**Challenge**: Reproduce all the lines below exactly and omit the images.
<<<<
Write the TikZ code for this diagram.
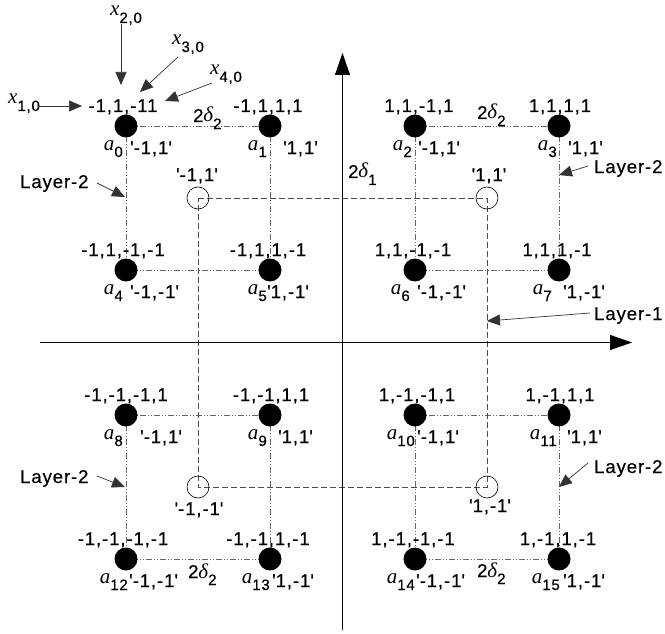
\documentclass[tikz,border=0pt]{standalone}
\usepackage{fontspec}
\setmainfont{Liberation Sans}[LetterSpace=5,FakeBold=0.5]
\newfontfamily\tms{Liberation Serif}
\usetikzlibrary{arrows.meta,backgrounds}
\newcommand\qt{\textquotesingle}
\newcommand\sbx[1]{\raisebox{-7pt}{\fontsize{15}{17}\selectfont #1}}
\newcommand\vlet[1]{{\tms\itshape\fontsize{21}{22}\selectfont #1}}
\begin{document}
\begin{tikzpicture}[x=1pt,y=-1pt,
  dot/.style={circle,fill=black,inner sep=0pt,minimum size=23pt},
  hollow/.style={circle,draw=black,line width=0.6pt,inner sep=0pt,minimum size=22pt},
  txt/.style={inner sep=0pt,font=\fontsize{18.5}{21}\selectfont},
  layertwo/.style={draw=black!60,line width=0.7pt,dash pattern=on 6pt off 2pt on 1pt off 2pt on 1pt off 2pt},
  layerone/.style={draw=black!70,line width=0.8pt,dash pattern=on 6pt off 3pt},
  axis/.style={draw=black,line width=0.9pt,-{Triangle[length=22pt,width=15pt]}},
  ann/.style={draw=black!80,line width=0.7pt,-{Triangle[length=13pt,width=11pt]}}]
\useasboundingbox (0,0) rectangle (665,634);

% axes
\coordinate (yb) at (342.5,630);
\coordinate (yt) at (342.5,53);
\coordinate (xl) at (40,342.5);
\coordinate (xr) at (632,342.5);
\draw[axis] (yb) -- (yt);
\draw[axis] (xl) -- (xr);

% constellation points
\foreach \i/\x/\y/\t/\dt/\c/\dc/\da in {
  0/126/126/{-1,1,-11}/-3/{\qt-1,1\qt}/4/-3,
  1/270/126/{-1,1,1,1}/-2/{\qt1,1\qt}/13/-3,
  2/415/126/{1,1,-1,1}/4/{\qt-1,1\qt}/3/-3,
  3/559/126/{1,1,1,1}/1/{\qt1,1\qt}/9/-2,
  4/126/270/{-1,1,-1,-1}/-3/{\qt-1,-1\qt}/4/-3,
  5/270/270/{-1,1,1,-1}/-2/{\qt1,-1\qt}/-3/-3,
  6/415/270/{1,1,-1,-1}/-2/{\qt-1,-1\qt}/2/-5,
  7/559/270/{1,1,1,-1}/-2/{\qt1,-1\qt}/4/-7,
  8/126/415/{-1,-1,-1,1}/0/{\qt-1,1\qt}/14/-3,
  9/270/415/{-1,-1,1,1}/1/{\qt1,1\qt}/8/-3,
  10/415/415/{1,-1,-1,1}/2/{\qt-1,1\qt}/2/0,
  11/559/415/{1,-1,1,1}/1/{\qt1,1\qt}/8/-2,
  12/126/559/{-1,-1,-1,-1}/-3/{\qt-1,-1\qt}/3/2,
  13/270/559/{-1,-1,1,-1}/-2/{\qt1,-1\qt}/2/0,
  14/415/559/{1,-1,-1,-1}/-2/{\qt-1,-1\qt}/1/0,
  15/559/559/{1,-1,1,-1}/-1/{\qt1,-1\qt}/4/1}
{
  \node[dot] (a\i) at (\x,\y) {};
  \node[txt,anchor=base] (t\i) at (\x+\dt,\y-14) {\t};
  \node[txt,anchor=base west] (c\i) at (\x+\dc,\y+28) {\c};
  \node[txt,anchor=base east] (n\i) at (\x+\da,\y+24) {\vlet{a}\sbx{\i}};
}

% layer-1 points
\node[hollow] (pmp) at (198,198) {};
\node[hollow] (ppp) at (487,198) {};
\node[hollow] (pmm) at (198,487) {};
\node[hollow] (ppm) at (487,487) {};
\node[txt,anchor=base] (lpmp) at (197,181) {\qt-1,1\qt};
\node[txt,anchor=base] (lppp) at (489,181) {\qt1,1\qt};
\node[txt,anchor=base] (lpmm) at (199,515) {\qt-1,-1\qt};
\node[txt,anchor=base] (lppm) at (490,512) {\qt1,-1\qt};

\begin{pgfonlayer}{background}
  \draw[layertwo] (a0.center) -- (a1.center) -- (a5.center) -- (a4.center) -- cycle;
  \draw[layertwo] (a2.center) -- (a3.center) -- (a7.center) -- (a6.center) -- cycle;
  \draw[layertwo] (a8.center) -- (a9.center) -- (a13.center) -- (a12.center) -- cycle;
  \draw[layertwo] (a10.center) -- (a11.center) -- (a15.center) -- (a14.center) -- cycle;
  \draw[layerone] (pmp.center) -- (ppp.center) -- (ppm.center) -- (pmm.center) -- cycle;
\end{pgfonlayer}

% distance labels
\node[txt,anchor=base west] (d2a) at (193,122) {2\vlet{δ}\sbx{2}};
\node[txt,anchor=base west] (d2b) at (477,119) {2\vlet{δ}\sbx{2}};
\node[txt,anchor=base west] (d1) at (348,178) {2\vlet{δ}\sbx{1}};
\node[txt,anchor=base west] (d2c) at (188,578) {2\vlet{δ}\sbx{2}};
\node[txt,anchor=base west] (d2d) at (477,577) {2\vlet{δ}\sbx{2}};

% input labels
\node[txt,anchor=base west] (x1) at (8,104) {\vlet{x}\sbx{1,0}};
\node[txt,anchor=base west] (x2) at (110,16) {\vlet{x}\sbx{2,0}};
\node[txt,anchor=base west] (x3) at (172,45) {\vlet{x}\sbx{3,0}};
\node[txt,anchor=base west] (x4) at (210,75) {\vlet{x}\sbx{4,0}};
\coordinate (x1s) at (38,106);  \coordinate (x1e) at (82,106);
\coordinate (x2s) at (121,24);  \coordinate (x2e) at (121,85);
\coordinate (x3s) at (178,57);  \coordinate (x3e) at (140,92);
\coordinate (x4s) at (212,83);  \coordinate (x4e) at (165,101);
\draw[ann] (x1s) -- (x1e);
\draw[ann] (x2s) -- (x2e);
\draw[ann] (x3s) -- (x3e);
\draw[ann] (x4s) -- (x4e);

% layer labels
\node[txt,anchor=base west] (L2a) at (20,188) {Layer-2};
\node[txt,anchor=base west] (L2b) at (594,173) {Layer-2};
\node[txt,anchor=base west] (L1) at (594,320) {Layer-1};
\node[txt,anchor=base west] (L2c) at (20,483) {Layer-2};
\node[txt,anchor=base west] (L2d) at (594,473) {Layer-2};
\coordinate (L2as) at (97,183);  \coordinate (L2ae) at (125,197);
\coordinate (L2bs) at (588,166); \coordinate (L2be) at (559,175);
\coordinate (L1s) at (590,313);  \coordinate (L1e) at (487,321);
\coordinate (L2cs) at (97,476);  \coordinate (L2ce) at (125,487);
\coordinate (L2ds) at (588,463); \coordinate (L2de) at (559,487);
\draw[ann] (L2as) -- (L2ae);
\draw[ann] (L2bs) -- (L2be);
\draw[ann] (L1s) -- (L1e);
\draw[ann] (L2cs) -- (L2ce);
\draw[ann] (L2ds) -- (L2de);
\end{tikzpicture}
\end{document}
>>>>
**Solution to this problem**:
Write the TikZ code for this diagram.
\documentclass[tikz,border=0pt]{standalone}
\usepackage{fontspec}
\setmainfont{Liberation Sans}[LetterSpace=5,FakeBold=0.5]
\newfontfamily\tms{Liberation Serif}
\usetikzlibrary{arrows.meta,backgrounds}
\newcommand\qt{\textquotesingle}
\newcommand\sbx[1]{\raisebox{-7pt}{\fontsize{15}{17}\selectfont #1}}
\newcommand\vlet[1]{{\tms\itshape\fontsize{21}{22}\selectfont #1}}
\begin{document}
\begin{tikzpicture}[x=1pt,y=-1pt,
  dot/.style={circle,fill=black,inner sep=0pt,minimum size=23pt},
  hollow/.style={circle,draw=black,line width=0.6pt,inner sep=0pt,minimum size=22pt},
  txt/.style={inner sep=0pt,font=\fontsize{18.5}{21}\selectfont},
  layertwo/.style={draw=black!60,line width=0.7pt,dash pattern=on 6pt off 2pt on 1pt off 2pt on 1pt off 2pt},
  layerone/.style={draw=black!70,line width=0.8pt,dash pattern=on 6pt off 3pt},
  axis/.style={draw=black,line width=0.9pt,-{Triangle[length=22pt,width=15pt]}},
  ann/.style={draw=black!80,line width=0.7pt,-{Triangle[length=13pt,width=11pt]}}]
\useasboundingbox (0,0) rectangle (665,634);

% axes
\coordinate (yb) at (342.5,630);
\coordinate (yt) at (342.5,53);
\coordinate (xl) at (40,342.5);
\coordinate (xr) at (632,342.5);
\draw[axis] (yb) -- (yt);
\draw[axis] (xl) -- (xr);

% constellation points
\foreach \i/\x/\y/\t/\dt/\c/\dc/\da in {
  0/126/126/{-1,1,-11}/-3/{\qt-1,1\qt}/4/-3,
  1/270/126/{-1,1,1,1}/-2/{\qt1,1\qt}/13/-3,
  2/415/126/{1,1,-1,1}/4/{\qt-1,1\qt}/3/-3,
  3/559/126/{1,1,1,1}/1/{\qt1,1\qt}/9/-2,
  4/126/270/{-1,1,-1,-1}/-3/{\qt-1,-1\qt}/4/-3,
  5/270/270/{-1,1,1,-1}/-2/{\qt1,-1\qt}/-3/-3,
  6/415/270/{1,1,-1,-1}/-2/{\qt-1,-1\qt}/2/-5,
  7/559/270/{1,1,1,-1}/-2/{\qt1,-1\qt}/4/-7,
  8/126/415/{-1,-1,-1,1}/0/{\qt-1,1\qt}/14/-3,
  9/270/415/{-1,-1,1,1}/1/{\qt1,1\qt}/8/-3,
  10/415/415/{1,-1,-1,1}/2/{\qt-1,1\qt}/2/0,
  11/559/415/{1,-1,1,1}/1/{\qt1,1\qt}/8/-2,
  12/126/559/{-1,-1,-1,-1}/-3/{\qt-1,-1\qt}/3/2,
  13/270/559/{-1,-1,1,-1}/-2/{\qt1,-1\qt}/2/0,
  14/415/559/{1,-1,-1,-1}/-2/{\qt-1,-1\qt}/1/0,
  15/559/559/{1,-1,1,-1}/-1/{\qt1,-1\qt}/4/1}
{
  \node[dot] (a\i) at (\x,\y) {};
  \node[txt,anchor=base] (t\i) at (\x+\dt,\y-14) {\t};
  \node[txt,anchor=base west] (c\i) at (\x+\dc,\y+28) {\c};
  \node[txt,anchor=base east] (n\i) at (\x+\da,\y+24) {\vlet{a}\sbx{\i}};
}

% layer-1 points
\node[hollow] (pmp) at (198,198) {};
\node[hollow] (ppp) at (487,198) {};
\node[hollow] (pmm) at (198,487) {};
\node[hollow] (ppm) at (487,487) {};
\node[txt,anchor=base] (lpmp) at (197,181) {\qt-1,1\qt};
\node[txt,anchor=base] (lppp) at (489,181) {\qt1,1\qt};
\node[txt,anchor=base] (lpmm) at (199,515) {\qt-1,-1\qt};
\node[txt,anchor=base] (lppm) at (490,512) {\qt1,-1\qt};

\begin{pgfonlayer}{background}
  \draw[layertwo] (a0.center) -- (a1.center) -- (a5.center) -- (a4.center) -- cycle;
  \draw[layertwo] (a2.center) -- (a3.center) -- (a7.center) -- (a6.center) -- cycle;
  \draw[layertwo] (a8.center) -- (a9.center) -- (a13.center) -- (a12.center) -- cycle;
  \draw[layertwo] (a10.center) -- (a11.center) -- (a15.center) -- (a14.center) -- cycle;
  \draw[layerone] (pmp.center) -- (ppp.center) -- (ppm.center) -- (pmm.center) -- cycle;
\end{pgfonlayer}

% distance labels
\node[txt,anchor=base west] (d2a) at (193,122) {2\vlet{δ}\sbx{2}};
\node[txt,anchor=base west] (d2b) at (477,119) {2\vlet{δ}\sbx{2}};
\node[txt,anchor=base west] (d1) at (348,178) {2\vlet{δ}\sbx{1}};
\node[txt,anchor=base west] (d2c) at (188,578) {2\vlet{δ}\sbx{2}};
\node[txt,anchor=base west] (d2d) at (477,577) {2\vlet{δ}\sbx{2}};

% input labels
\node[txt,anchor=base west] (x1) at (8,104) {\vlet{x}\sbx{1,0}};
\node[txt,anchor=base west] (x2) at (110,16) {\vlet{x}\sbx{2,0}};
\node[txt,anchor=base west] (x3) at (172,45) {\vlet{x}\sbx{3,0}};
\node[txt,anchor=base west] (x4) at (210,75) {\vlet{x}\sbx{4,0}};
\coordinate (x1s) at (38,106);  \coordinate (x1e) at (82,106);
\coordinate (x2s) at (121,24);  \coordinate (x2e) at (121,85);
\coordinate (x3s) at (178,57);  \coordinate (x3e) at (140,92);
\coordinate (x4s) at (212,83);  \coordinate (x4e) at (165,101);
\draw[ann] (x1s) -- (x1e);
\draw[ann] (x2s) -- (x2e);
\draw[ann] (x3s) -- (x3e);
\draw[ann] (x4s) -- (x4e);

% layer labels
\node[txt,anchor=base west] (L2a) at (20,188) {Layer-2};
\node[txt,anchor=base west] (L2b) at (594,173) {Layer-2};
\node[txt,anchor=base west] (L1) at (594,320) {Layer-1};
\node[txt,anchor=base west] (L2c) at (20,483) {Layer-2};
\node[txt,anchor=base west] (L2d) at (594,473) {Layer-2};
\coordinate (L2as) at (97,183);  \coordinate (L2ae) at (125,197);
\coordinate (L2bs) at (588,166); \coordinate (L2be) at (559,175);
\coordinate (L1s) at (590,313);  \coordinate (L1e) at (487,321);
\coordinate (L2cs) at (97,476);  \coordinate (L2ce) at (125,487);
\coordinate (L2ds) at (588,463); \coordinate (L2de) at (559,487);
\draw[ann] (L2as) -- (L2ae);
\draw[ann] (L2bs) -- (L2be);
\draw[ann] (L1s) -- (L1e);
\draw[ann] (L2cs) -- (L2ce);
\draw[ann] (L2ds) -- (L2de);
\end{tikzpicture}
\end{document}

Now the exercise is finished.